A key series in the conservative, Reagan-era 1980s, the Masters of the Universe cartoon and previous movie valued strength and power, muscles and might. Today, that message has negative, regressive associations with the political right, which often looks at this period from a fond standpoint. To avoid alienating any part of their audience, the filmmakers desperately try to please everyone with a mild progressive commentary to counter the franchise’s original themes. Adam’s character must learn to “be a man” to please his father, King Randor, and his makeshift father figure, Man-at-Arms (Idris Elba, in a chummy reformed drunk role). But there’s also a half-hearted message that Adam, having worked in human resources, knows the value of empathy and emotional intelligence. For a while there, the movie even claims you can’t solve every problem with muscles—that is, until He-Man resolves the conflict by pummeling Skeletor with his fists. The movie’s message is ultimately nonexistent. The committee making this movie has carefully avoided any line-in-the-sand worldview, all in an attempt to manufacture a box-office hit that will please everyone and offend no one.
That’s exactly the problem with Masters of the Universe.

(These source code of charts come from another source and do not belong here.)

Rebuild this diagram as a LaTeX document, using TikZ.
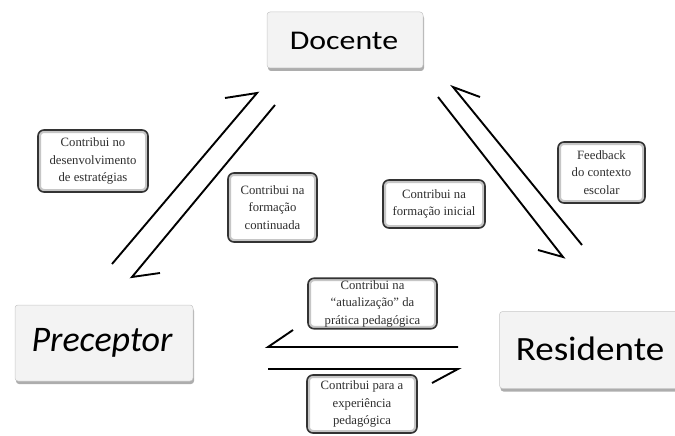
\documentclass[tikz,border=0pt]{standalone}
\usepackage{fontspec}
\setmainfont{Liberation Serif}
\newfontfamily\carlito{Carlito}
\newfontfamily\notefont{Liberation Serif}
\usetikzlibrary{shadows}
\definecolor{boxgray}{HTML}{F3F3F3}
\definecolor{txtgray}{HTML}{2E2E2E}
\tikzset{
  bigbox/.style={draw=gray!45, line width=0.5pt, fill=boxgray, rounded corners=3pt,
    drop shadow={shadow xshift=1pt, shadow yshift=-3pt, fill=gray!75, opacity=0.85}},
  notebox/.style={draw=black!80, line width=1.6pt, fill=white, rounded corners=6pt,
    align=center, inner sep=2pt, text=txtgray,
    font=\notefont\fontsize{12.7}{17.5}\selectfont,
    path picture={\draw[gray!45, line width=6pt, rounded corners=6pt]
      (path picture bounding box.south west) rectangle (path picture bounding box.north east);}},
  harp/.style={line width=1.9pt, line join=miter, line cap=butt}
}
\begin{document}
\begin{tikzpicture}[x=1pt, y=-1pt]
\path[use as bounding box] (0,0) rectangle (675,436);
\clip (0,0) rectangle (675,436);

% big boxes
\node[bigbox, minimum width=156pt, minimum height=56pt] (doc) at (345,40) {};
\node[font=\carlito\fontsize{27}{30}\selectfont] (doct) at (344,41) {\scalebox{1.18}[1]{Docente}};
\node[bigbox, minimum width=178pt, minimum height=76pt] (pre) at (104,343) {};
\node[font=\carlito\itshape\fontsize{36}{40}\selectfont] (pret) at (102,343) {Preceptor};
\node[bigbox, minimum width=185pt, minimum height=77pt] (res) at (592,350) {};
\node[font=\carlito\fontsize{34}{38}\selectfont] (rest) at (590,349) {\scalebox{1.09}[1]{Residente}};

% note boxes
\node[notebox, minimum width=110pt, minimum height=62pt] (n1) at (93,161)
  {Contribui no\\desenvolvimento\\de estratégias};
\node[notebox, minimum width=89pt, minimum height=69pt] (n2) at (272.5,207.5)
  {Contribui na\\formação\\continuada};
\node[notebox, minimum width=102pt, minimum height=48pt] (n3) at (434,204)
  {Contribui na\\formação inicial};
\node[notebox, minimum width=87pt, minimum height=61pt] (n4) at (601.5,172.5)
  {Feedback\\do contexto\\escolar};
\node[notebox, minimum width=129pt, minimum height=50pt] (n5) at (372.5,303.5)
  {Contribui na\\“atualização” da\\prática pedagógica};
\node[notebox, minimum width=110pt, minimum height=58pt] (n6) at (362,404)
  {Contribui para a\\experiência\\pedagógica};

% harpoon coordinates
\coordinate (l1s) at (112,264); \coordinate (l1t) at (257,93); \coordinate (l1b) at (225,98);
\coordinate (l2s) at (275,105); \coordinate (l2t) at (132,277); \coordinate (l2b) at (160,273);
\coordinate (r1s) at (438,97);  \coordinate (r1t) at (563,257); \coordinate (r1b) at (538,250);
\coordinate (r2s) at (582,245); \coordinate (r2t) at (453,87);  \coordinate (r2b) at (480,97);
\coordinate (b1s) at (458,347); \coordinate (b1t) at (268,347); \coordinate (b1b) at (293,330);
\coordinate (b2s) at (268,369); \coordinate (b2t) at (458,369); \coordinate (b2b) at (432,383);

\draw[harp] (l1s) -- (l1t) -- (l1b);
\draw[harp] (l2s) -- (l2t) -- (l2b);
\draw[harp] (r1s) -- (r1t) -- (r1b);
\draw[harp] (r2s) -- (r2t) -- (r2b);
\draw[harp] (b1s) -- (b1t) -- (b1b);
\draw[harp] (b2s) -- (b2t) -- (b2b);
\end{tikzpicture}
\end{document}
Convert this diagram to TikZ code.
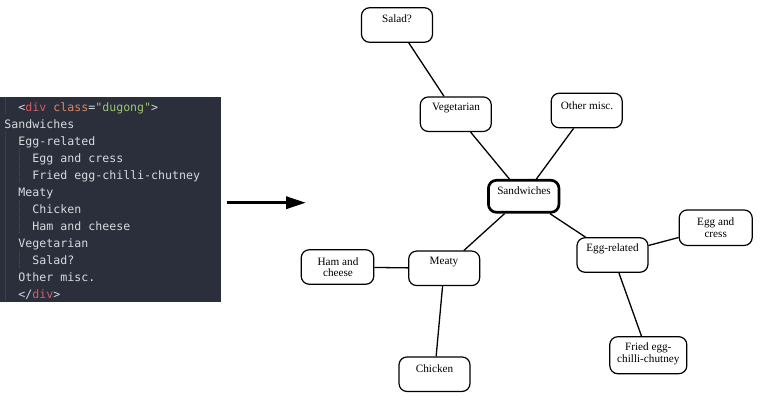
\documentclass[tikz,border=0pt]{standalone}
\usepackage{fontspec}
\setmainfont{Liberation Serif}
\newfontfamily\codefont{DejaVu Sans Mono}
\usetikzlibrary{arrows.meta}
\definecolor{panelbg}{HTML}{2B2F3B}
\definecolor{codetext}{HTML}{D7DADF}
\definecolor{cred}{HTML}{CF5F63}
\definecolor{corange}{HTML}{D9875F}
\definecolor{cgreen}{HTML}{9DC46B}
\definecolor{guide}{HTML}{4A4F5B}
\tikzset{
  box/.style={draw=black, line width=1.2bp, rounded corners=8bp, minimum width=71bp, minimum height=34.5bp, inner sep=0pt},
  rootbox/.style={box, line width=2.7bp, minimum width=70.5bp, minimum height=32bp},
  lbl/.style={inner sep=0pt, align=center, font=\fontsize{11.2bp}{11.6bp}\selectfont},
  edge/.style={line width=1.3bp},
  code/.style={anchor=base west, inner sep=0pt, text=codetext, font=\codefont\fontsize{11.6bp}{14bp}\selectfont},
  guideline/.style={draw=guide, line width=0.8bp, dash pattern=on 1bp off 1bp},
  bigarrow/.style={line width=3.5bp, -{Triangle[length=20bp, width=12bp]}}
}
\begin{document}
\begin{tikzpicture}[x=1bp, y=-1bp]
\useasboundingbox (0,0) rectangle (760,400);
% code panel
\fill[panelbg] (0,97) rectangle (221,302);
\draw[guideline] (5.3,97) -- (5.3,114);
\draw[guideline] (5.3,132) -- (5.3,302);
\draw[guideline] (19.5,149) -- (19.5,183);
\draw[guideline] (19.5,200) -- (19.5,234);
\draw[guideline] (19.5,251) -- (19.5,268);
\node[code] (c0) at (18.3,111.3) {<\textcolor{cred}{div} \textcolor{corange}{class}=\textcolor{cgreen}{"dugong"}>};
\node[code] (c1) at (4.3,128.3) {Sandwiches};
\node[code] (c2) at (18.3,145.3) {Egg-related};
\node[code] (c3) at (32.3,162.3) {Egg and cress};
\node[code] (c4) at (32.3,179.3) {Fried egg-chilli-chutney};
\node[code] (c5) at (18.3,196.3) {Meaty};
\node[code] (c6) at (32.3,213.3) {Chicken};
\node[code] (c7) at (32.3,230.3) {Ham and cheese};
\node[code] (c8) at (18.3,247.3) {Vegetarian};
\node[code] (c9) at (32.3,264.3) {Salad?};
\node[code] (c10) at (18.3,281.3) {Other misc.};
\node[code] (c11) at (18.3,298.3) {</\textcolor{cred}{div}>};
% arrow
\coordinate (arrS) at (226.5,202.7);
\coordinate (arrE) at (306,202.7);
\draw[bigarrow] (arrS) -- (arrE);
% boxes
\node[box] (salad) at (397,25) {};
\node[box] (veg) at (455.8,114.2) {};
\node[box] (other) at (586.7,110.5) {};
\node[rootbox] (sand) at (523.7,196.3) {};
\node[box] (meaty) at (444.2,268.3) {};
\node[box, minimum width=72.5bp] (ham) at (337.5,267) {};
\node[box] (chicken) at (434.5,374.2) {};
\node[box] (egg) at (612.5,255) {};
\node[box, minimum width=73bp, minimum height=35.5bp] (cress) at (715.7,227.7) {};
\node[box, minimum width=77bp, minimum height=37bp] (fried) at (648.3,355.2) {};
% labels
\node[lbl] (saladT) at (397,18.3) {Salad?};
\node[lbl] (vegT) at (456,108.3) {Vegetarian};
\node[lbl] (otherT) at (587,105.7) {Other misc.};
\node[lbl] (sandT) at (524,190.7) {Sandwiches};
\node[lbl] (meatyT) at (444,262.3) {Meaty};
\node[lbl] (hamT) at (338,267) {Ham and\\cheese};
\node[lbl] (chickenT) at (434.5,368.3) {Chicken};
\node[lbl] (eggT) at (612.5,249.3) {Egg-related};
\node[lbl] (cressT) at (715.7,227.5) {Egg and\\cress};
\node[lbl] (friedT) at (648.3,353.8) {Fried egg-\\chilli-chutney};
% edges
\draw[edge] (salad) -- (veg);
\draw[edge] (veg) -- (sand);
\draw[edge] (other) -- (sand);
\draw[edge] (sand) -- (meaty);
\draw[edge] (sand) -- (egg);
\draw[edge] (meaty) -- (ham);
\draw[edge] (meaty) -- (chicken);
\draw[edge] (egg) -- (cress);
\draw[edge] (egg) -- (fried);
\end{tikzpicture}
\end{document}
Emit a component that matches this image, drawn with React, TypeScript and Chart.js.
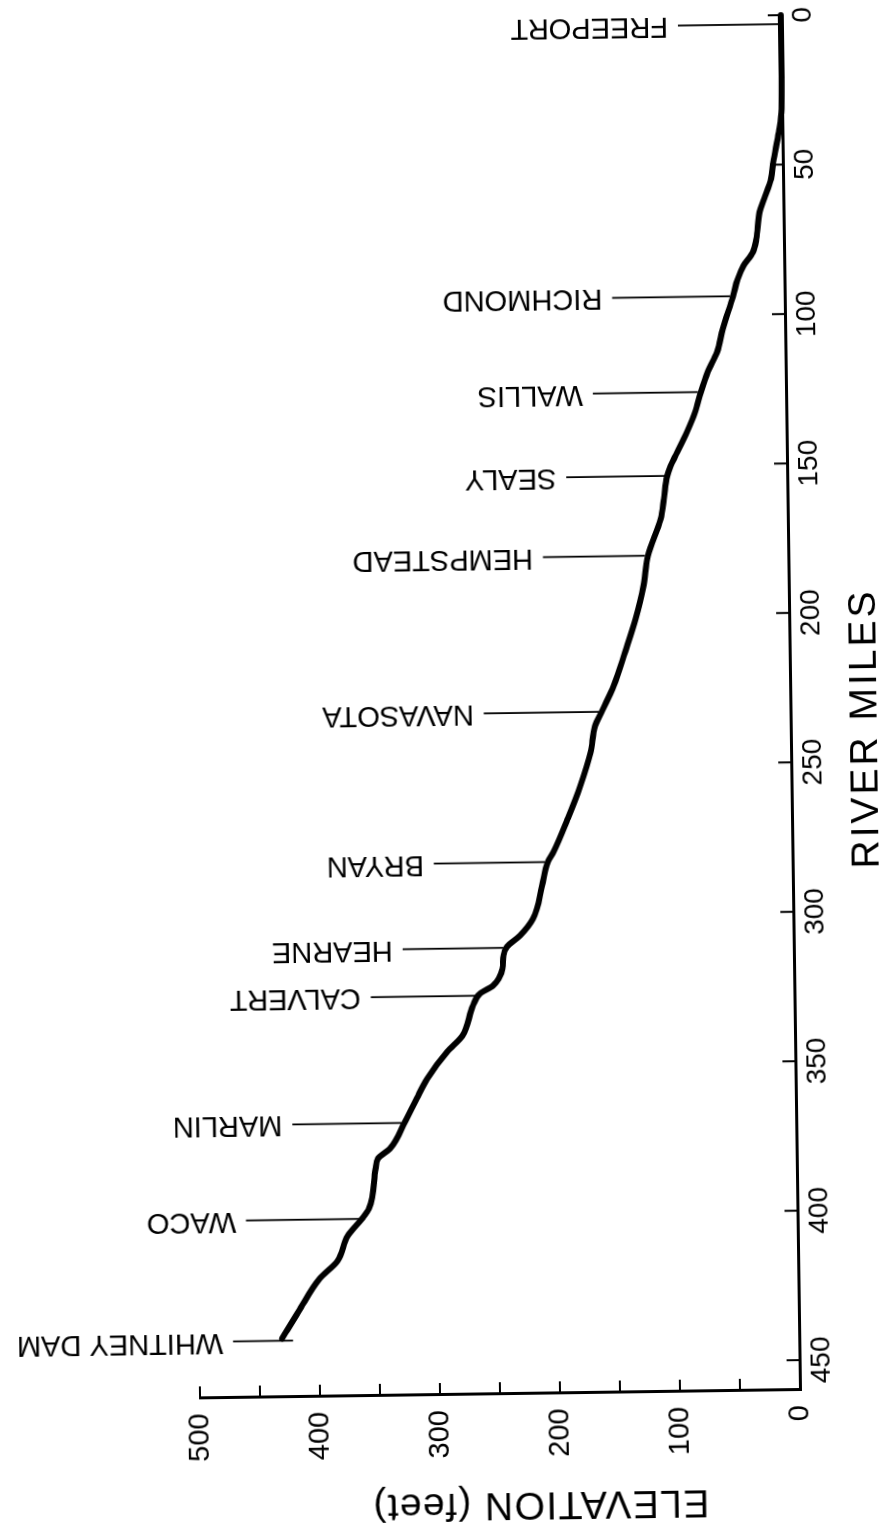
import React, { useEffect, useRef } from "react";
import { Chart, registerables } from "chart.js";

Chart.register(...registerables);

// ---------- data ----------
const RIVER_MILES = [
  0, 31.4, 39.1, 49.2, 54.7, 61.4, 65.8, 74.8, 79.2, 83.7,
  88.1, 93.8, 104.7, 112.4, 119, 125.7, 132.4, 139, 147, 150.3,
  153.6, 161.3, 168, 180.2, 190.3, 201.3, 212.2, 223.6, 231.9, 236.9,
  245.6, 256.9, 267.9, 278.8, 282.2, 290.1, 301.1, 306.7, 310.4, 313.3,
  317.7, 323.3, 325.9, 329.9, 339.9, 345.2, 354.2, 360.7, 368.4, 377.4,
  380.6, 384, 397.3, 400.7, 406.3, 414.8, 420.5, 431.5, 440.4,
];
const ELEVATION_FT = [
  0, 0.5, 3, 8, 10, 16, 20, 23, 26, 34,
  39, 43, 52, 57, 65, 71, 76, 83, 93, 97,
  100, 103, 106, 117, 121, 128, 137, 147, 157, 163,
  167, 176, 187, 199, 204, 209, 217, 228, 239, 242,
  243, 251, 262, 268, 277, 290, 307, 316, 326, 339,
  349, 351, 357, 363, 375, 384, 399, 417, 431,
];
const STATION_NAMES = [
  "FREEPORT", "RICHMOND", "WALLIS", "SEALY", "HEMPSTEAD", "NAVASOTA",
  "BRYAN", "HEARNE", "CALVERT", "MARLIN", "WACO", "WHITNEY DAM",
];
const STATION_MILES = [3, 93.8, 125.7, 153.6, 180.2, 232.2, 282.2, 310.7, 326.6, 368.8, 400.7, 441.1];

const MILE_MIN = 0;
const MILE_MAX = 460;
const MILE_STEP = 50;
const ELEV_MIN = 0;
const ELEV_MAX = 500;
const ELEV_TICK_STEP = 50;
const ELEV_LABEL_STEP = 100;
const X_TITLE = "RIVER MILES";
const Y_TITLE = "ELEVATION (feet)";

// ---------- layout / style ----------
const CANVAS_W = 1600;
const CANVAS_H = 940;
const FONT = '"Liberation Sans", Arial, sans-serif';
const LEADER_LENGTHS = [100, 118, 105, 98, 102, 115, 111, 101, 105, 109, 113, 60];
const LEADER_GAPS = [3, 3, 3, 3, 3, 3, 3, 3, 3, 3, 3, -11];
const LABEL_GAP = 10;

function elevationAt(mile: number): number {
  for (let i = 0; i < RIVER_MILES.length - 1; i++) {
    const a = RIVER_MILES[i];
    const b = RIVER_MILES[i + 1];
    if (mile >= a && mile <= b) {
      const t = (mile - a) / (b - a);
      return ELEVATION_FT[i] + t * (ELEVATION_FT[i + 1] - ELEVATION_FT[i]);
    }
  }
  return mile < RIVER_MILES[0] ? ELEVATION_FT[0] : ELEVATION_FT[ELEVATION_FT.length - 1];
}

const profilePlugin = {
  id: "profileAnnotations",
  afterDraw(chart: any) {
    const { ctx, chartArea } = chart;
    const xs = chart.scales.x;
    const ys = chart.scales.y;
    ctx.save();
    ctx.strokeStyle = "#000";
    ctx.fillStyle = "#000";
    ctx.lineCap = "butt";

    // inward tick marks
    ctx.lineWidth = 2;
    xs.ticks.forEach((t: any) => {
      const px = xs.getPixelForValue(t.value);
      ctx.beginPath();
      ctx.moveTo(px, chartArea.bottom);
      ctx.lineTo(px, chartArea.bottom - 13);
      ctx.stroke();
    });
    ys.ticks.forEach((t: any) => {
      const py = ys.getPixelForValue(t.value);
      ctx.beginPath();
      ctx.moveTo(chartArea.left, py);
      ctx.lineTo(chartArea.left + 12, py);
      ctx.stroke();
    });

    // station leaders and names
    ctx.lineWidth = 1.8;
    ctx.font = `29px ${FONT}`;
    STATION_NAMES.forEach((name, i) => {
      const mile = STATION_MILES[i];
      const px = xs.getPixelForValue(mile);
      const py = ys.getPixelForValue(elevationAt(mile));
      const y0 = py - LEADER_GAPS[i];
      const y1 = y0 - LEADER_LENGTHS[i];
      ctx.beginPath();
      ctx.moveTo(px, y0);
      ctx.lineTo(px, y1);
      ctx.stroke();
      ctx.save();
      ctx.translate(px, y1 - LABEL_GAP);
      ctx.rotate(-Math.PI / 2);
      ctx.textAlign = "left";
      ctx.textBaseline = "middle";
      ctx.fillText(name, 0, 0);
      ctx.restore();
    });

    // axis titles
    ctx.font = `39px ${FONT}`;
    ctx.textAlign = "center";
    ctx.textBaseline = "middle";
    ctx.save();
    (ctx as any).letterSpacing = "3px";
    ctx.fillText(X_TITLE, (chartArea.left + chartArea.right) / 2 - 27, chartArea.bottom + 75);
    ctx.restore();

    ctx.save();
    (ctx as any).letterSpacing = "1.4px";
    ctx.translate(chartArea.left - 110, (chartArea.top + chartArea.bottom) / 2 + 39);
    ctx.rotate(-Math.PI / 2);
    ctx.fillText(Y_TITLE, 0, 0);
    ctx.restore();

    ctx.restore();
  },
};

export default function App() {
  const canvasRef = useRef<HTMLCanvasElement | null>(null);

  useEffect(() => {
    const canvas = canvasRef.current;
    if (!canvas) return;
    const chart = new Chart(canvas, {
      type: "line",
      data: {
        datasets: [
          {
            label: "Profile",
            data: RIVER_MILES.map((m, i) => ({ x: m, y: ELEVATION_FT[i] })),
            borderColor: "#000",
            borderWidth: 6,
            pointRadius: 0,
            cubicInterpolationMode: "monotone",
            borderCapStyle: "round",
            borderJoinStyle: "round",
            fill: false,
            clip: false as any,
          },
        ],
      },
      options: {
        animation: false,
        responsive: false,
        devicePixelRatio: 1,
        layout: { padding: { left: 0, right: 75, top: 220, bottom: 0 } },
        plugins: {
          legend: { display: false },
          tooltip: { enabled: false },
          title: { display: false },
        },
        scales: {
          x: {
            type: "linear",
            position: "bottom",
            reverse: true,
            min: MILE_MIN,
            max: MILE_MAX,
            grid: { display: false, drawTicks: false },
            border: { display: true, width: 3, color: "#000" },
            ticks: {
              stepSize: MILE_STEP,
              includeBounds: false,
              autoSkip: false,
              maxRotation: 0,
              minRotation: 0,
              padding: 5,
              color: "#000",
              font: { family: FONT, size: 28 },
            },
            afterFit: (scale: any) => {
              scale.height = 120;
            },
          },
          y: {
            type: "linear",
            position: "left",
            min: ELEV_MIN,
            max: ELEV_MAX,
            grid: { display: false, drawTicks: false },
            border: { display: true, width: 3, color: "#000" },
            ticks: {
              stepSize: ELEV_TICK_STEP,
              autoSkip: false,
              padding: 15,
              color: "#000",
              font: { family: FONT, size: 29 },
              callback: (v: any) => (Number(v) % ELEV_LABEL_STEP === 0 ? String(v) : ""),
            },
            afterFit: (scale: any) => {
              scale.width = 150;
            },
          },
        },
      } as any,
      plugins: [profilePlugin],
    });
    return () => chart.destroy();
  }, []);

  return (
    <div
      style={{
        position: "fixed",
        left: 0,
        top: 0,
        width: 884,
        height: 1528,
        overflow: "hidden",
        background: "#fff",
      }}
    >
      <div
        style={{
          position: "absolute",
          left: 0,
          top: 0,
          width: CANVAS_W,
          height: CANVAS_H,
          transformOrigin: "0 0",
          transform: "translate(-17.83px, 1551.44px) rotate(-90.8deg)",
        }}
      >
        <canvas
          ref={canvasRef}
          width={CANVAS_W}
          height={CANVAS_H}
          style={{ width: CANVAS_W, height: CANVAS_H, display: "block" }}
        />
      </div>
    </div>
  );
}
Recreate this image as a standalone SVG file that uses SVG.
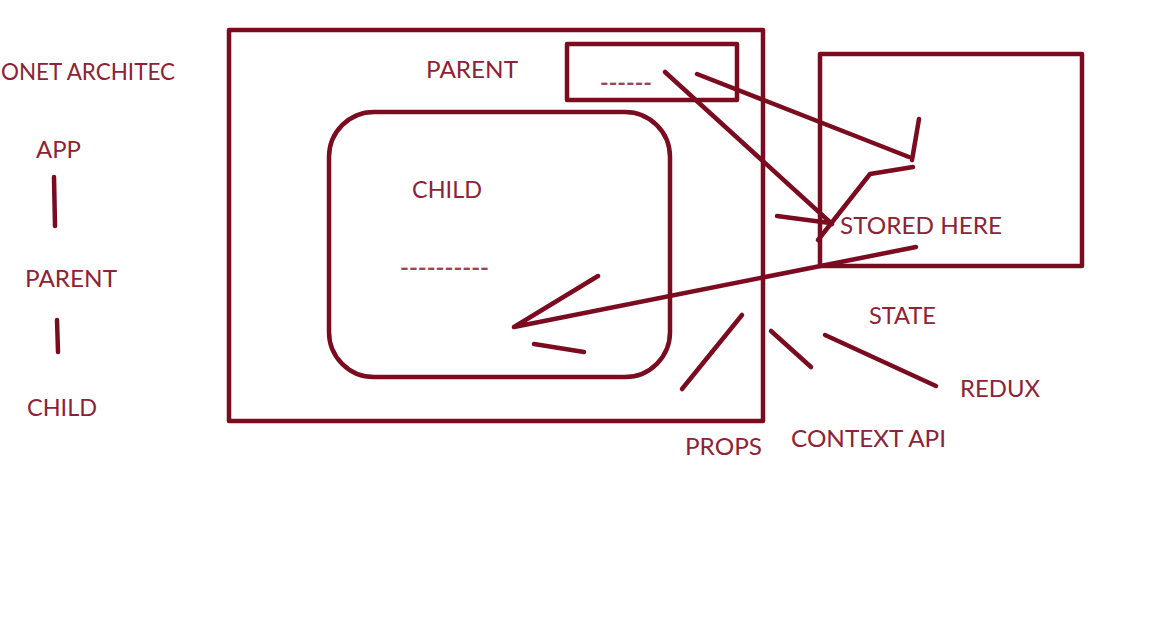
<svg xmlns="http://www.w3.org/2000/svg" width="1152" height="639" viewBox="0 0 1152 639">
<style>
.s{fill:none;stroke:#7b0c20;stroke-width:4.5;stroke-linecap:round;stroke-linejoin:round}
.t{font-family:Lato,"Open Sans","Liberation Sans",sans-serif;font-size:24px;fill:#8e2236}
.d{font-family:Lato,"Open Sans","Liberation Sans",sans-serif;font-size:22px;font-weight:bold;fill:#9a4656}
</style>
<rect width="1152" height="639" fill="#fff"/>
<g id="title"><text class="t" x="1" y="80" textLength="174" lengthAdjust="spacingAndGlyphs">ONET ARCHITEC</text></g>
<g id="app"><text class="t" x="36" y="158" textLength="45" lengthAdjust="spacingAndGlyphs">APP</text></g>
<g id="parent-left"><text class="t" x="25" y="287" textLength="92" lengthAdjust="spacingAndGlyphs">PARENT</text></g>
<g id="child-left"><text class="t" x="27" y="416" textLength="70" lengthAdjust="spacingAndGlyphs">CHILD</text></g>
<g id="parent-box">
<rect class="s" x="229" y="30" width="534" height="391"/>
<text class="t" x="426" y="78" textLength="92" lengthAdjust="spacingAndGlyphs">PARENT</text>
</g>
<g id="parent-state">
<rect class="s" x="567" y="44" width="170" height="56"/>
<text class="d" x="600" y="91" textLength="52" lengthAdjust="spacingAndGlyphs">------</text>
</g>
<g id="child-box">
<rect class="s" x="329" y="112" width="341" height="265" rx="45"/>
<text class="t" x="412" y="198" textLength="70" lengthAdjust="spacingAndGlyphs">CHILD</text>
<text class="d" x="400" y="276" textLength="89" lengthAdjust="spacingAndGlyphs">----------</text>
</g>
<g id="store-box">
<rect class="s" x="820" y="54" width="262" height="212"/>
<text class="t" x="840" y="234" textLength="162" lengthAdjust="spacingAndGlyphs">STORED HERE</text>
</g>
<g id="labels">
<text class="t" x="869" y="324" textLength="67" lengthAdjust="spacingAndGlyphs">STATE</text>
<text class="t" x="960" y="397" textLength="80" lengthAdjust="spacingAndGlyphs">REDUX</text>
<text class="t" x="791" y="447" textLength="155" lengthAdjust="spacingAndGlyphs">CONTEXT API</text>
<text class="t" x="685" y="455" textLength="77" lengthAdjust="spacingAndGlyphs">PROPS</text>
</g>
<g id="connectors">
<path class="s" d="M54 177 L55 226"/>
<path class="s" d="M57 320 L58 352"/>
<path class="s" d="M665 72 L832 224"/>
<path class="s" d="M777 216 L830 223"/>
<path class="s" d="M913 167 L870 174 L818 240"/>
<path class="s" d="M697 74 L909 157"/>
<path class="s" d="M919 119 L912 160"/>
<path class="s" d="M916 247 L514 327 L598 276"/>
<path class="s" d="M534 344 L584 352"/>
<path class="s" d="M742 315 L682 389"/>
<path class="s" d="M771 331 L811 367"/>
<path class="s" d="M825 335 L936 386"/>
</g>
</svg>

It’s so afraid to have a perspective or be about something that nothing onscreen has an impact. This is not to say every movie must have a substantive message. Sometimes, a mindless adventure is enough. However, even on those terms, there’s no tension or danger here because Skeletor is never all that menacing, and Adam alternates between self-parody and earnest heroism. None of the emotional beats land, not the many father-son dynamics nor the hero’s journey. And the production’s competing tones, from its intentional camp to its sword-swinging adventure, lack the balance of wit and scope that Dungeons & Dragons: Honor Among Thieves so delightfully captured. For much of the runtime, I felt bored and, aside from a few chuckles at the childish humor, disengaged from everything happening. Perhaps Roboto describes the movie best when referring to life as “a series of absurdities leading to infinite nothingness.”